The late 1990s was not a golden period for hot hatchbacks, with high insurance premiums ensuring the models that did persist were often a little bit too sensible, even if performance still crept upwards. Ford’s Fiesta Zetec S was a toe in the water for slightly more interesting styling, with multi-spoke alloy wheels and the popular combo of deeper front and rear bumpers and side skirts – think modern-day XR2. But it also used a relatively low-powered, and therefore relatively insurance-friendly engine.

Even back in the day, it was considered a little slow (we’ve always wished it had the Puma’s Yamaha-developed 1.7), but its chassis was up there with the best. In issue 020 of evo it made it through to the final six of a hot-hatch mega test – alongside such luminaries as the Peugeot 106 and 306 GTIs, the Citroen Saxo VTS, the Clio 172 and the original SEAT Leon Cupra. Today the Zetec S is cheap, simple, and still a lot of fun – and like the SportKa, its status as a sporty Ford means prices are only likely to rise from here.
MG ZR 105

MG Rover wheeled out a tried-and-tested formula in the early 2000s, just as Austin Rover had done in the 1980s: tweak some existing hatchbacks and saloon cars, slap on an MG octagon, and hope for the best. Incredibly, that formula actually worked, not least because the MG ZR, ZS and ZT were actually surprisingly well-engineered products.

The ZR was probably the least well-resolved of the trio, but also one of the most popular.
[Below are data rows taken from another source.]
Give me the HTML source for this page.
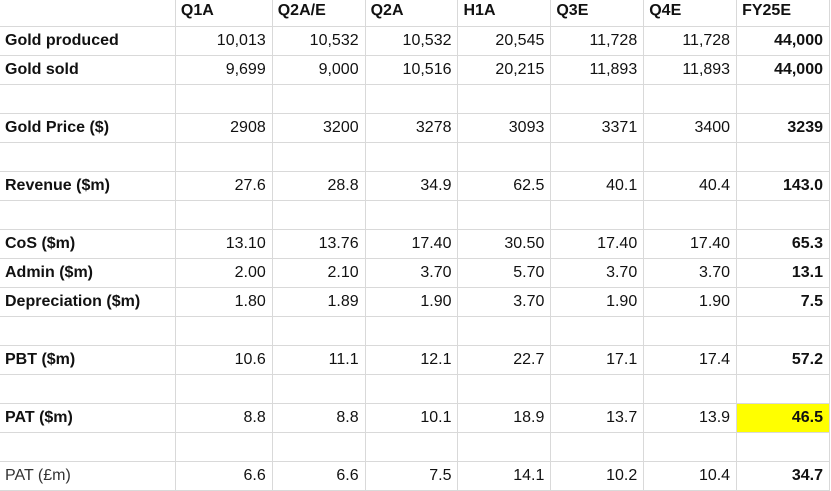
<!DOCTYPE html>
<html><head><meta charset="utf-8"><style>
html,body{margin:0;padding:0;background:#fff;width:831px;height:490px;overflow:hidden}
table{border-collapse:collapse;table-layout:fixed;font-family:"Liberation Sans",Arial,sans-serif;font-size:16px;color:#111;position:absolute;left:-1px;top:-3px}
td{border:1px solid #d9d9d9;height:29px;padding:0 6px 0 5px;text-align:right;white-space:nowrap;overflow:hidden;box-sizing:border-box}
tr.h td{height:29px;text-align:left;font-weight:bold;border-top:none}
td.l{text-align:left;font-weight:bold;padding-left:5px}
td.b{font-weight:bold}
td.y{background:#ffff00}
td.n{font-weight:normal;color:#333}
</style></head><body>
<table>
<colgroup><col style="width:176px"><col style="width:97px"><col style="width:93px"><col style="width:93px"><col style="width:93px"><col style="width:93px"><col style="width:93px"><col style="width:93px"></colgroup>
<tr class="h"><td style="border-left:none"></td><td>Q1A</td><td>Q2A/E</td><td>Q2A</td><td>H1A</td><td>Q3E</td><td>Q4E</td><td>FY25E</td></tr>
<tr><td class="l">Gold produced</td><td>10,013</td><td>10,532</td><td>10,532</td><td>20,545</td><td>11,728</td><td>11,728</td><td class="b">44,000</td></tr>
<tr><td class="l">Gold sold</td><td>9,699</td><td>9,000</td><td>10,516</td><td>20,215</td><td>11,893</td><td>11,893</td><td class="b">44,000</td></tr>
<tr><td></td><td></td><td></td><td></td><td></td><td></td><td></td><td></td></tr>
<tr><td class="l">Gold Price ($)</td><td>2908</td><td>3200</td><td>3278</td><td>3093</td><td>3371</td><td>3400</td><td class="b">3239</td></tr>
<tr><td></td><td></td><td></td><td></td><td></td><td></td><td></td><td></td></tr>
<tr><td class="l">Revenue ($m)</td><td>27.6</td><td>28.8</td><td>34.9</td><td>62.5</td><td>40.1</td><td>40.4</td><td class="b">143.0</td></tr>
<tr><td></td><td></td><td></td><td></td><td></td><td></td><td></td><td></td></tr>
<tr><td class="l">CoS ($m)</td><td>13.10</td><td>13.76</td><td>17.40</td><td>30.50</td><td>17.40</td><td>17.40</td><td class="b">65.3</td></tr>
<tr><td class="l">Admin ($m)</td><td>2.00</td><td>2.10</td><td>3.70</td><td>5.70</td><td>3.70</td><td>3.70</td><td class="b">13.1</td></tr>
<tr><td class="l">Depreciation ($m)</td><td>1.80</td><td>1.89</td><td>1.90</td><td>3.70</td><td>1.90</td><td>1.90</td><td class="b">7.5</td></tr>
<tr><td></td><td></td><td></td><td></td><td></td><td></td><td></td><td></td></tr>
<tr><td class="l">PBT ($m)</td><td>10.6</td><td>11.1</td><td>12.1</td><td>22.7</td><td>17.1</td><td>17.4</td><td class="b">57.2</td></tr>
<tr><td></td><td></td><td></td><td></td><td></td><td></td><td></td><td></td></tr>
<tr><td class="l">PAT ($m)</td><td>8.8</td><td>8.8</td><td>10.1</td><td>18.9</td><td>13.7</td><td>13.9</td><td class="b y">46.5</td></tr>
<tr><td></td><td></td><td></td><td></td><td></td><td></td><td></td><td></td></tr>
<tr><td class="l n">PAT (£m)</td><td>6.6</td><td>6.6</td><td>7.5</td><td>14.1</td><td>10.2</td><td>10.4</td><td class="b">34.7</td></tr>
</table>
</body></html>
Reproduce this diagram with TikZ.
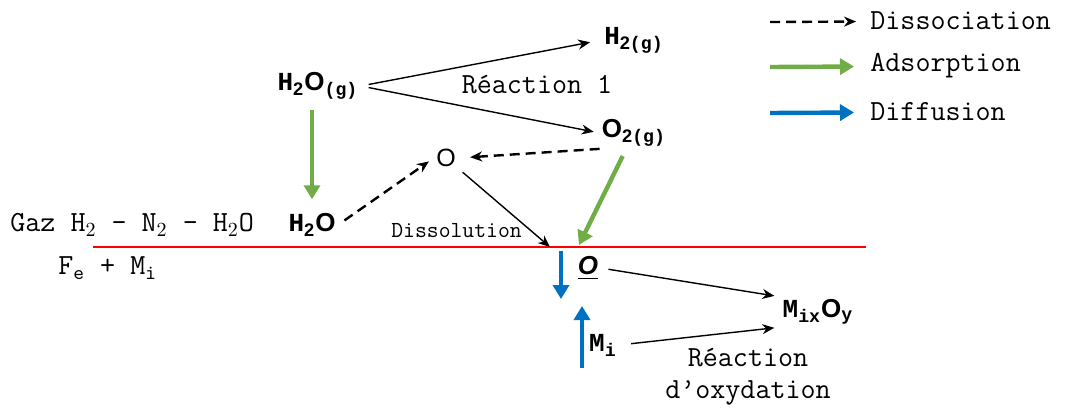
\documentclass[tikz,border=0pt]{standalone}
\usepackage{fontspec}
\newfontfamily\sansb{Liberation Sans}
\newfontfamily\monob{Liberation Mono}
\usepackage{xcolor}
\usepackage{tikz}
\usetikzlibrary{arrows.meta,positioning}

\definecolor{adsgreen}{RGB}{112,173,71}
\definecolor{diffblue}{RGB}{0,112,192}
\newcommand{\Oa}{{\sansb O}}

\begin{document}
\begin{tikzpicture}[x=0.5pt,y=-0.5pt,
  species/.style={inner sep=1pt, font=\monob\bfseries\fontsize{13}{15}\selectfont},
  txt/.style={inner sep=0pt, font=\ttfamily\fontsize{14.6}{16}\selectfont},
  reac/.style={-{Stealth[length=6pt,width=5pt]}, line width=0.7pt},
  diss/.style={reac, dash pattern=on 5pt off 3pt, line width=1.2pt},
  adsorb/.style={-{Triangle[length=7pt,width=8pt]}, line width=2.2pt, adsgreen},
  diffu/.style={adsorb, diffblue}
]
  \useasboundingbox (0,0) rectangle (1065,407);

  % gas phase
  \node[species] (h2og) at (318,86)  {H\textsubscript{\sansb 2}\Oa\textsubscript{(g)}};
  \node[species] (h2g)  at (634,40)  {H\textsubscript{{\sansb 2}(g)}};
  \node[species] (o2g)  at (634,133) {\Oa\textsubscript{{\sansb 2}(g)}};
  \node[species, font=\sansb\fontsize{12.5}{14}\selectfont] (oat) at (446,158) {O};
  \node[species] (h2o)  at (312,225) {H\textsubscript{\sansb 2}\Oa};
  \node[txt] (reac1) at (537,85) {Réaction 1};

  % metal side
  \node[species] (oul)   at (588,268) {\underline{\sansb\itshape O}};
  \node[species] (mixoy) at (818,312) {M\textsubscript{ix}\Oa\textsubscript{y}};
  \node[species] (mi)    at (603,345) {M\textsubscript{i}};
  \node[txt, align=center] (reacox) at (748,377) {Réaction\\d’oxydation};

  \node[txt, anchor=west] (gaz) at (10,225) {Gaz H$_2$ - N$_2$ - H$_2$O};
  \node[txt, anchor=west] (fem) at (58,268) {F\textsubscript{e} + M\textsubscript{i}};
  \node[txt, anchor=west, font=\ttfamily\fontsize{11.5}{13}\selectfont] (dissol) at (391,231) {Dissolution};

  % legend
  \node[txt, anchor=west] (lgdiss) at (870,21)  {Dissociation};
  \node[txt, anchor=west] (lgads)  at (870,66)  {Adsorption};
  \node[txt, anchor=west] (lgdiff) at (870,112) {Diffusion};
  \coordinate (ldiss) at (770,22);
  \coordinate (lads)  at (770,67);
  \coordinate (ldiff) at (770,113);
  \draw[diss, shorten >=7pt]   (ldiss) -- (lgdiss);
  \draw[adsorb, shorten >=8pt] (lads)  -- (lgads);
  \draw[diffu, shorten >=8pt]  (ldiff) -- (lgdiff);

  % surface
  \coordinate (surfL) at (93,247);
  \coordinate (surfR) at (866,247);
  \coordinate (hitO)  at (550,247);
  \coordinate (hitO2) at (579,245);
  \draw[red, line width=1.4pt] (surfL) -- (surfR);

  % reactions
  \draw[reac, shorten <=4pt, shorten >=6pt] (h2og.east) -- (h2g.west);
  \draw[reac, shorten <=4pt, shorten >=3pt] (h2og.east) -- (o2g.west);
  \draw[diss, shorten >=6pt] (o2g.south west) -- (oat.east);
  \draw[diss, shorten <=4pt, shorten >=3pt] (h2o.east) -- (oat.west);
  \draw[reac, shorten <=3pt] (oat) -- (hitO);
  \draw[adsorb, shorten <=4pt, shorten >=6pt] (h2og.south -| h2o) -- (h2o.north);
  \draw[adsorb, shorten <=4pt] (o2g) -- (hitO2);
  \draw[reac, shorten <=4pt, shorten >=3pt] (oul.east) -- (mixoy.north west);
  \draw[reac, shorten <=6pt, shorten >=3pt] (mi.east) -- (mixoy.south west);

  % diffusion
  \coordinate (dtop) at (561,251);
  \coordinate (dbot) at (561,299);
  \coordinate (ubot) at (582,368);
  \coordinate (utop) at (582,306);
  \draw[diffu] (dtop) -- (dbot);
  \draw[diffu] (ubot) -- (utop);
\end{tikzpicture}
\end{document}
Effectively a hotted-up Rover 25 the ZR looked good, drove well and cost very little – with the 1.4-litre, £9995 ZR 105 at the foot of the range. The small engine kept insurance costs as low as could be expected, but the K-series engine was keen and the handling nimble. Today even range-topping ZR 160s are affordable, but insurance is still a problem, making the 105 appealing if you’re new to the world of fun cars. Prices start from as little as £500 for tidy, MOT’d examples.